Once upon a time, any financial institution entrusted with your money and sensitive information would be housed in an imposing building made of granite. Its vault, often visible from the lobby, was formidable. And its managers would always be prudent, conservative types. Think Fidelity Fiduciary Bank, the fictional institution in the Mary Poppins movies, whose chairman in the original film sang: “Invest your tuppence wisely in the bank, safe and sound, soon that tuppence, safely invested in the bank, will compound.”

The idea was to convey a sense of security so that people would feel good about depositing their hard-earned cash and storing their prized possessions in safe deposit boxes. It spilled over to investors who saw bank stocks as prudent, though hardly spectacular, investments.

Nowadays, though, banks can’t do enough to shed the dowdy images, perhaps none more so than Virginia-based Capital One Financial Corp. During an earnings report this year, CEO Richard Fairbank all but said that he did not view his bank as, well, a bank: “What we’re doing at Capital One is building a technology company that does banking, instead of a bank that just uses technology.” 

Which brings us to the company’s announcement that a lone hacker — allegedly a troubled 33-year-old woman in Seattle — had managed to penetrate its firewall to acquire sensitive data on more than 100 million card customers and applicants.

The sad truth is that many modern banks don’t much care about people’s private information. The same apparently goes for companies that work with banks. On the same day the Capital One breach was reported, credit rating agency Equifax agreed to pay $700 million to settle a 2017 data breach. 

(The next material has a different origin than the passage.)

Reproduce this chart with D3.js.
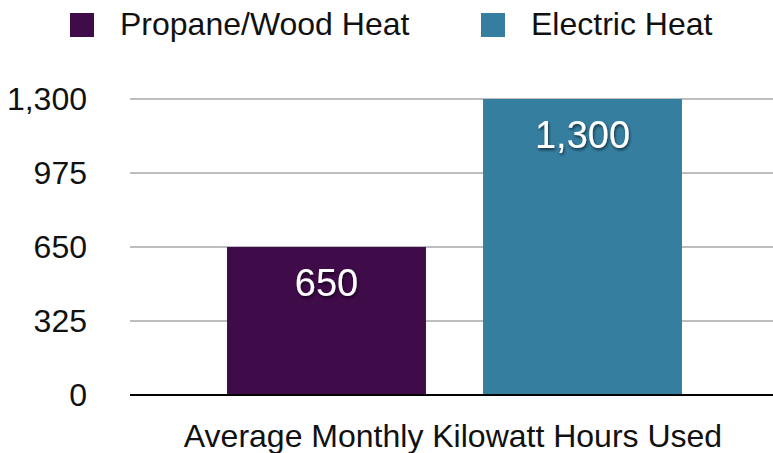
<!DOCTYPE html>
<html lang="en">
<head>
    <meta charset="UTF-8">
    <script src="https://d3js.org/d3.v7.min.js" charset="utf-8"></script>
    <title>Average Monthly Kilowatt Hours Used</title>
    <style>
        body { margin: 0; background: white; }
        svg { display: block; font-family: "Liberation Sans", Arial, sans-serif; }
    </style>
</head>
<body>
<div class="chart"></div>
<script>
    const width = 773;
    const height = 453;

    // Chart data
    const series = ["Propane/Wood Heat", "Electric Heat"];
    const values = [650, 1300];
    const colors = ["#3f0b49", "#357ea0"];
    const yTicks = [0, 325, 650, 975, 1300];
    const xLabel = "Average Monthly Kilowatt Hours Used";

    const margin = {top: 99, right: 0, bottom: 58, left: 130};

    const svg = d3.select(".chart").append("svg")
        .attr("width", width)
        .attr("height", height);

    // text shadow for bar labels
    const filter = svg.append("defs").append("filter")
        .attr("id", "shadow")
        .attr("x", "-20%").attr("y", "-20%")
        .attr("width", "140%").attr("height", "140%");
    filter.append("feDropShadow")
        .attr("dx", 1).attr("dy", 2)
        .attr("stdDeviation", 1.5)
        .attr("flood-color", "#000")
        .attr("flood-opacity", 0.6);

    const y = d3.scaleLinear()
        .domain([0, 1300])
        .range([height - margin.bottom, margin.top]);

    const x = d3.scaleBand()
        .domain(series)
        .range([margin.left, 779])
        .paddingInner(0.223)
        .paddingOuter(0.379);

    // Gridlines
    svg.append("g")
        .selectAll("line")
        .data(yTicks.filter(d => d > 0))
        .join("line")
        .attr("x1", margin.left)
        .attr("x2", width)
        .attr("y1", d => y(d))
        .attr("y2", d => y(d))
        .attr("stroke", "#bdbdbd")
        .attr("stroke-width", 2);

    // Y axis labels
    svg.append("g")
        .selectAll("text")
        .data(yTicks)
        .join("text")
        .attr("x", 87)
        .attr("y", d => y(d) + 11)
        .attr("text-anchor", "end")
        .attr("font-size", 32)
        .attr("fill", "#111")
        .text(d => d3.format(",")(d));

    // Bars
    svg.append("g")
        .selectAll("rect")
        .data(values)
        .join("rect")
        .attr("x", (d, i) => x(series[i]))
        .attr("y", d => y(d))
        .attr("width", x.bandwidth())
        .attr("height", d => y(0) - y(d))
        .attr("fill", (d, i) => colors[i]);

    // Bar labels
    svg.append("g")
        .selectAll("text")
        .data(values)
        .join("text")
        .attr("x", (d, i) => x(series[i]) + x.bandwidth() / 2)
        .attr("y", d => y(d) + 49)
        .attr("text-anchor", "middle")
        .attr("font-size", 38)
        .attr("fill", "white")
        .attr("filter", "url(#shadow)")
        .text(d => d3.format(",")(d));

    // Baseline
    svg.append("line")
        .attr("x1", margin.left)
        .attr("x2", width)
        .attr("y1", y(0))
        .attr("y2", y(0))
        .attr("stroke", "#000")
        .attr("stroke-width", 2);

    // X axis label
    svg.append("text")
        .attr("x", 453)
        .attr("y", 447)
        .attr("text-anchor", "middle")
        .attr("font-size", 32)
        .attr("fill", "#111")
        .text(xLabel);

    // Legend
    const legendX = [70, 481];
    const legend = svg.append("g")
        .selectAll("g")
        .data(series)
        .join("g")
        .attr("transform", (d, i) => `translate(${legendX[i]},13)`);
    legend.append("rect")
        .attr("width", 24)
        .attr("height", 24)
        .attr("fill", (d, i) => colors[i]);
    legend.append("text")
        .attr("x", 50)
        .attr("y", 22)
        .attr("font-size", 32)
        .attr("fill", "#111")
        .text(d => d);
</script>
</body>
</html>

ANOTHER VIEW: Capital One now needs to double down on technology

Institutions might say they do care, but what really matters is how fast they can digitize everything about their company and migrate it to the cloud. By doing this they increase their profit margins and rates of growth, and become Wall Street darlings.

It’s not hard to see the financial pressure on banks. Since the Great Recession, their stock performance has been so-so, while tech companies have done extremely well. Anything that they could do to function more like tech companies that do finance, rather than vise versa, could make them hot properties.

Tech companies, however, are bad examples to follow. They collect data on people’s habits that allow advertisers, political operatives, hostile foreign powers and others to glean valuable insights. And banks hold even more sensitive information than do most tech outfits.

It’s one thing to be lax and self-interested with people’s web surfing histories or social media contacts. It’s quite another to be cavalier with account information, Social Security numbers and credit scores. These can be sold to people interested in taking out fraudulent loans, making fraudulent purchases and engaging in other forms of identity theft.

For this reason, banks can’t become tech companies. They need to retain their positions as fortresses — both literally and figuratively — of people’s wealth and vital data. Outsourcing information to cloud computing companies, like Amazon Web Services in Capital One’s case, has to be rethought. 

Capital One’s catchy marketing slogan — “What’s in your wallet?” — has helped make it one of the nation’s largest issuer of credit cards.

If it doesn’t change its ways, the answer to its question will be: not very much anymore.